Os lobbys e os monopólios: perigos para o futuro
É claro que a AmBev não é a única empresa a dar as cartas dentro da Prefeitura. Marcelo Crivella, assim como Eduardo Paes, é um político que já se mostrou suscetível às pressões de grandes empresas para definir sua política. É assim no carnaval, é assim também, por exemplo, com o alucinado projeto de remoção de Rio das Pedras, uma maneira de abrir oportunidades para grandes empreiteiras da cidade realizarem projetos faraônicos.
No entanto, os camelôs mais atentos já olham lá na frente. Idison, do Movimento Unificado dos Camelôs, o MUCA, aponta como o lobby da AmBev é um sinal de que, em breve, o lobby das empresas bélicas pode fazer, por exemplo, com que os guardas municipais passem a portar arma de fogo.
“O que me estarrece é que tá completando um ano e nesse um ano ele não conseguiu dar inicio a um processo de organização do comércio ambulante. Mas para atender a Antarctica e a Ambev foi rapidinho. E olha que a AmBev já ganha o ano todo com o camelô. O camelô vende o ano todo o produto da AmBev. Lembrando que o trabalhador camelô vem se mobilizando, dentro da Câmara, para conquistar legislação para trabalhar de forma ordeira e organizada. O que nos preocupa é o seguinte: se ele atende a AmBev com essa força, quem ele vai atender no próximo passo dele? Seria a indústria bélica? Afinal, desde o ano passado, tem uma grande movimentação para que a Guarda Municipal use arma de fogo. Sem falar que a Guarda já usa arma. Aquilo que eles chamam de “arma não-letal”, é letal sim, porque eles espancaram camelôs recentemente na Praça Mauá e na Central do Brasil. A verdade é que o corte da Guarda Municipal do Rio é militaresco. O alvo número 1 dela é o comércio ambulante da cidade. Isso nos preocupa. Se sem arma de fogo as coisas já andam do jeito que estão, imagina os guardas, com essa formação extremamente truculenta, com arma de fogo na mão. Já temos um sem-número de vítimas de armas de fogo na nossa cidade, para quê mais armas? Nossa preocupação vai além da questão deste monopólio da AmBev, queremos saber qual será o próximo monopólio!”
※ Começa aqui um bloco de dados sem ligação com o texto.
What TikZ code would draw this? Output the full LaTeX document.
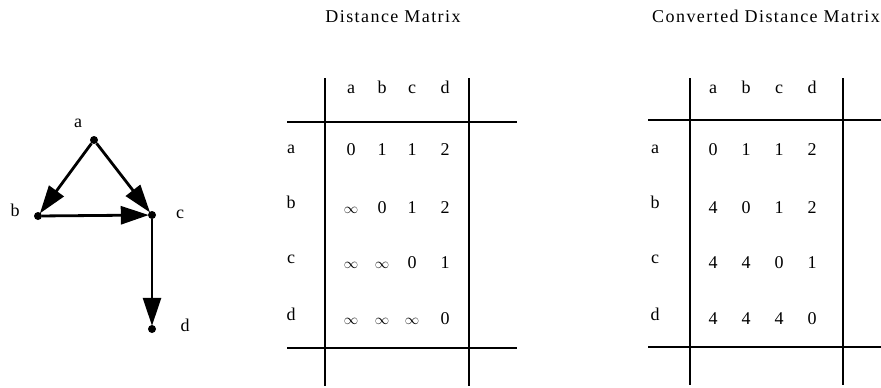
\documentclass[tikz,border=0pt]{standalone}
\usepackage{fontspec}
\setmainfont{Liberation Serif}
\usetikzlibrary{arrows.meta}
\begin{document}
\begin{tikzpicture}[x=1pt,y=-1pt,
  txt/.style={font=\fontsize{18}{20}\selectfont, inner sep=0pt, anchor=base},
  ttl/.style={font=\fontsize{18}{20}\selectfont\addfontfeature{LetterSpace=8}, inner sep=0pt, anchor=base},
  vdot/.style={circle, fill=black, inner sep=0pt, minimum size=8pt},
  arr/.style={line width=2.8pt, -{Triangle[length=28pt,width=18pt]}, shorten >=-1pt},
  rule/.style={line width=2.6pt}]
\path[use as bounding box] (0,0) rectangle (881,388);
% graph
\node[vdot] (a) at (94,140) {};
\node[vdot] (b) at (38,216) {};
\node[vdot] (c) at (152,215) {};
\node[vdot] (d) at (152,329) {};
\node[txt] (la) at (78,127) {a};
\node[txt] (lb) at (15,216) {b};
\node[txt] (lc) at (180,218) {c};
\node[txt] (ld) at (185,331) {d};
\draw[arr] (a) -- (b);
\draw[arr] (a) -- (c);
\draw[arr] (b) -- (c);
\draw[arr] (c) -- (d);
% titles
\node[ttl] (t1) at (393,22) {Distance Matrix};
\node[ttl] (t2) at (766,22) {Converted Distance Matrix};
% matrix 1 lines
\draw[rule] (325,78) -- (325,386);
\draw[rule] (469,78) -- (469,386);
\draw[rule] (287,122) -- (517,122);
\draw[rule] (287,348) -- (517,348);
% matrix 2 lines
\draw[rule] (690,78) -- (690,385);
\draw[rule] (843,78) -- (843,385);
\draw[rule] (648,120) -- (881,120);
\draw[rule] (648,347) -- (881,347);
% headers
\foreach \x/\l in {351/a,382/b,412/c,445/d} \node[txt] (h1\l) at (\x,93) {\l};
\foreach \x/\l in {713/a,746/b,779/c,812/d} \node[txt] (h2\l) at (\x,93) {\l};
% row labels
\foreach \y/\l in {153/a,208/b,263/c,320/d} {
  \node[txt] (r1\l) at (291,\y) {\l};
  \node[txt] (r2\l) at (655,\y) {\l};
}
% matrix 1 entries
\newcommand{\inff}{{\fontsize{14}{15}\selectfont$\infty$}}
\foreach \y/\r/\p/\q/\s/\t in {155/a/0/1/1/2, 213/b/\inff/0/1/2, 268/c/\inff/\inff/0/1, 324/d/\inff/\inff/\inff/0} {
  \node[txt] (m1\r1) at (351,\y) {\p};
  \node[txt] (m1\r2) at (382,\y) {\q};
  \node[txt] (m1\r3) at (412,\y) {\s};
  \node[txt] (m1\r4) at (445,\y) {\t};
}
% matrix 2 entries
\foreach \y/\r/\p/\q/\s/\t in {155/a/0/1/1/2, 213/b/4/0/1/2, 268/c/4/4/0/1, 324/d/4/4/4/0} {
  \node[txt] (m2\r1) at (713,\y) {\p};
  \node[txt] (m2\r2) at (746,\y) {\q};
  \node[txt] (m2\r3) at (779,\y) {\s};
  \node[txt] (m2\r4) at (812,\y) {\t};
}
\end{tikzpicture}
\end{document}
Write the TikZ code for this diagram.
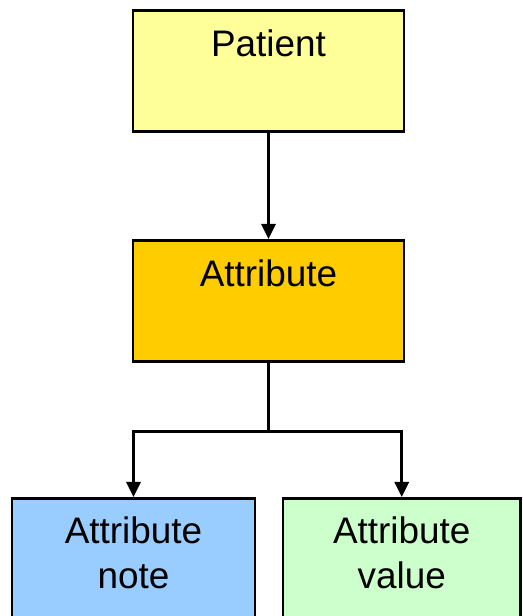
\documentclass[tikz,border=0pt]{standalone}
\usepackage{fontspec}
\setmainfont{Liberation Sans}
\usepackage{xcolor}
\usetikzlibrary{calc,arrows.meta}
\definecolor{patientfill}{HTML}{FFFF99}
\definecolor{attrfill}{HTML}{FFCC00}
\definecolor{notefill}{HTML}{99CCFF}
\definecolor{valuefill}{HTML}{CCFFCC}
\tikzset{
  box/.style={draw=black, line width=1.5pt, anchor=north, inner xsep=0pt, inner ysep=0pt,
    align=center, font=\fontsize{21}{25.6}\selectfont},
  onebox/.style={box, minimum width=5.42cm, text height=0.92cm, text depth=1.5cm},
  twobox/.style={box, text height=1.8cm, text depth=0.8cm},
  link/.style={-{Triangle[length=0.3cm,width=0.28cm]}, draw=black, line width=1.5pt}
}
\begin{document}
\begin{tikzpicture}
  \useasboundingbox (0,0) rectangle (10.44,12.32);
  \clip (0,0) rectangle (10.44,12.32);

  \node[onebox, fill=patientfill] (patient) at (5.37,12.14) {Patient};
  \node[onebox, fill=attrfill] (attr) at (5.37,7.54) {Attribute};
  \node[twobox, fill=notefill, minimum width=4.86cm] (note) at (2.67,2.38) {Attribute\\note};
  \node[twobox, fill=valuefill, minimum width=4.75cm] (value) at (8.035,2.38) {Attribute\\value};

  \coordinate (fork) at ($(attr.south)-(0,1.38)$);

  \draw[link] (patient) -- (attr);
  \draw[link] (attr.south) -- (fork) -| (note.north);
  \draw[link] (fork) -| (value.north);
\end{tikzpicture}
\end{document}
Reorganização e estratégia para o futuro
Não será fácil vencer o monopólio da AmBev no carnaval. O atual contrato vai até 2020. No entanto, já tem muito ambulante com coragem e disposição para tentar mudar. A categoria tem um número absolutamente impreciso – diria até mesmo incontável – de trabalhadores, mas poucos se organizam em coletivos. As ideias de vencer o monopólio surgem com frequência na boca dos trabalhadores e, segundo alguns, passam por parcerias com as ligas dos blocos de carnaval. É o que diz, por exemplo, o camelô Henrique, que conversou conosco enquanto vendia cervejas num bloco do Buraco do Lume, no centro do Rio.
“Precisamos novas organizações, outros carrinhos. Minha proposta é fazer uma organização com a Liga dos Blocos para ver se a gente consegue tirar o carnaval da mão da AmBev. Os blocos vieram antes da AmBev. A AmBev veio depois. Mas quem manda? Quem paga mais”.